Records for the task ▸
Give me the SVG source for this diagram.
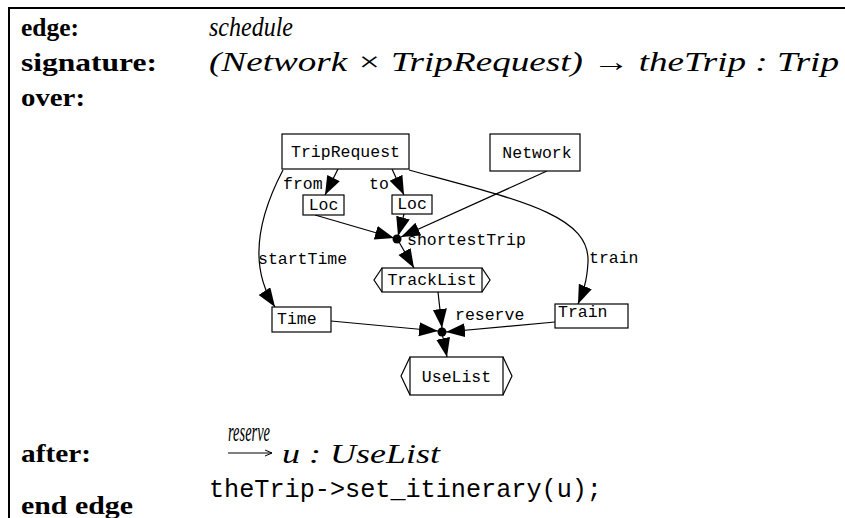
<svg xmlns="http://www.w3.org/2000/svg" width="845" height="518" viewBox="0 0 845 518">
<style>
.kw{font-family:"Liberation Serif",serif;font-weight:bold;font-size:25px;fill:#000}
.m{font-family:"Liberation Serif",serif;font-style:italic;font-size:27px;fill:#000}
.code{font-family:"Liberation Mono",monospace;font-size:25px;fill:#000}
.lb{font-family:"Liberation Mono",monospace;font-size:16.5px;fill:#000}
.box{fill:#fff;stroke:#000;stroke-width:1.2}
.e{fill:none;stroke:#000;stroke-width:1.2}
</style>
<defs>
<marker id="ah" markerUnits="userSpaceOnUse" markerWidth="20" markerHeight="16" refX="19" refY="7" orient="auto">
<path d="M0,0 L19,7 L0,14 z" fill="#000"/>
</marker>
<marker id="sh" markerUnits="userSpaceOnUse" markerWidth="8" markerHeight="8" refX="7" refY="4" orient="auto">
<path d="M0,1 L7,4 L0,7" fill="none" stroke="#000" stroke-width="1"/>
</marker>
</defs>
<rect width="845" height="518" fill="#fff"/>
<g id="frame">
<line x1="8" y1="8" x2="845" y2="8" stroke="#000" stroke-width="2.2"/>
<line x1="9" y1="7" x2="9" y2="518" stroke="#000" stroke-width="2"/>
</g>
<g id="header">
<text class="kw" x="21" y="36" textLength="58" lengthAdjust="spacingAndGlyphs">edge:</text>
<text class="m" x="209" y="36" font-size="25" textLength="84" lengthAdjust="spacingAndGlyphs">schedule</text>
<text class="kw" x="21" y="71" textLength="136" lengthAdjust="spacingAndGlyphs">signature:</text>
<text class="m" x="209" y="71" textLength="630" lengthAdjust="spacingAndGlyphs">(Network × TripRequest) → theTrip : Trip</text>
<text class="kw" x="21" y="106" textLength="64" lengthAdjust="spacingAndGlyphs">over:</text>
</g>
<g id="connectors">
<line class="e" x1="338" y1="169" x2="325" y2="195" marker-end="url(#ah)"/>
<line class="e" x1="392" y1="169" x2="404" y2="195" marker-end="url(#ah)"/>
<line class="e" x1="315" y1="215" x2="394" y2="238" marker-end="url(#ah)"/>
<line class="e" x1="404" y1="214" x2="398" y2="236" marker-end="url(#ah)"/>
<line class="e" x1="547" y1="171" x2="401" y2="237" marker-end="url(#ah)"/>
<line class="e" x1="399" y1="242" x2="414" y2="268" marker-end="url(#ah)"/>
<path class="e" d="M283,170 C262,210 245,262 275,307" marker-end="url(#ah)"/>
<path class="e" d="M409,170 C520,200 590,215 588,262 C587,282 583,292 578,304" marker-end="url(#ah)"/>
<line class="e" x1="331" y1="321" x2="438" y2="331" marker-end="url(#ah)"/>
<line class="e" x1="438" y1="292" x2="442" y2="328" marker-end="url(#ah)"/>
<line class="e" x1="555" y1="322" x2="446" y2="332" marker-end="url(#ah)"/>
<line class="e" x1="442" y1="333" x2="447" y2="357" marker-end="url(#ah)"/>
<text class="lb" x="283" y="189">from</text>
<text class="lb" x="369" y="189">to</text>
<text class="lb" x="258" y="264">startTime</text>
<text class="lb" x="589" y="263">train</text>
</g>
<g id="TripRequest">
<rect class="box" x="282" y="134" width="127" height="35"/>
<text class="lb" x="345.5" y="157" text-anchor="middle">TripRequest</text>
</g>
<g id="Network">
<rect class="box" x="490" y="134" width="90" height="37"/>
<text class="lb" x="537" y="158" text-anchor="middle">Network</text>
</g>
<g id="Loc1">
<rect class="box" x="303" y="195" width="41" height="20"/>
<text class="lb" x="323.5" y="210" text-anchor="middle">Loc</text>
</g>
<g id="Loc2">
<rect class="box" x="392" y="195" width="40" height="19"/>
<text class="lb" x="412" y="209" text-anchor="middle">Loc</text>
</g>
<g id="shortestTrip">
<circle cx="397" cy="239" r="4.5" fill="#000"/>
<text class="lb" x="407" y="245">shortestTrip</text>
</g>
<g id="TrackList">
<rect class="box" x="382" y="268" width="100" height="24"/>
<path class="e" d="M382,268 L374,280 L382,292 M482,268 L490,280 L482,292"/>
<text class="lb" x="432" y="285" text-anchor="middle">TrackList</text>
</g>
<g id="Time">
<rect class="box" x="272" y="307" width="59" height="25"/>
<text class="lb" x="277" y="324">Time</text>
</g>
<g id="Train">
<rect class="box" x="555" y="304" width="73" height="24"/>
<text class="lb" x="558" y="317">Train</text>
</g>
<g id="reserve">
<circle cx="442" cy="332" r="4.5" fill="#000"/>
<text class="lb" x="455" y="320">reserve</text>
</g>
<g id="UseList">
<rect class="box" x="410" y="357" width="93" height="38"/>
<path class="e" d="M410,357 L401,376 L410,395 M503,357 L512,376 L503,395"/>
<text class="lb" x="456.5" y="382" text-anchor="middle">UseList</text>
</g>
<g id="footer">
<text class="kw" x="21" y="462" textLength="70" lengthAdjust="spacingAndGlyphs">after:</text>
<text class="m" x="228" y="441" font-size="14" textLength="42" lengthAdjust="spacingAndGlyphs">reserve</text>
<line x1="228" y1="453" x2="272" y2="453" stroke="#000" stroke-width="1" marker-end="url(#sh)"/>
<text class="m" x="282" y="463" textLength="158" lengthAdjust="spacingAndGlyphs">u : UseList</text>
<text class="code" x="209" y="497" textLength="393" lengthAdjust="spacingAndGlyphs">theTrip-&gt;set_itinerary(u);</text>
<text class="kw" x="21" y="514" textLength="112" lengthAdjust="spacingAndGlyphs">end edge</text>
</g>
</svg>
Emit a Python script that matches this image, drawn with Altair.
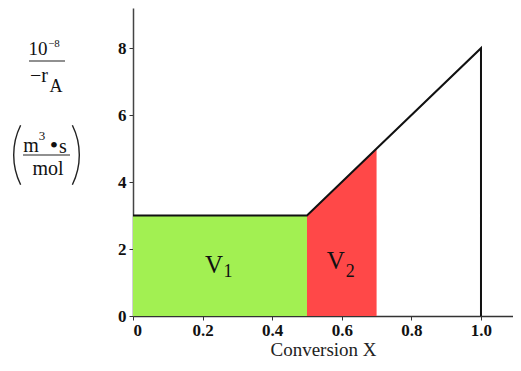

The problem ▸
Where a line of the data holds "this", show that line.

The completed task ▸
Give me the SVG source for this diagram.
Emit a Python script that matches this image, drawn with Altair.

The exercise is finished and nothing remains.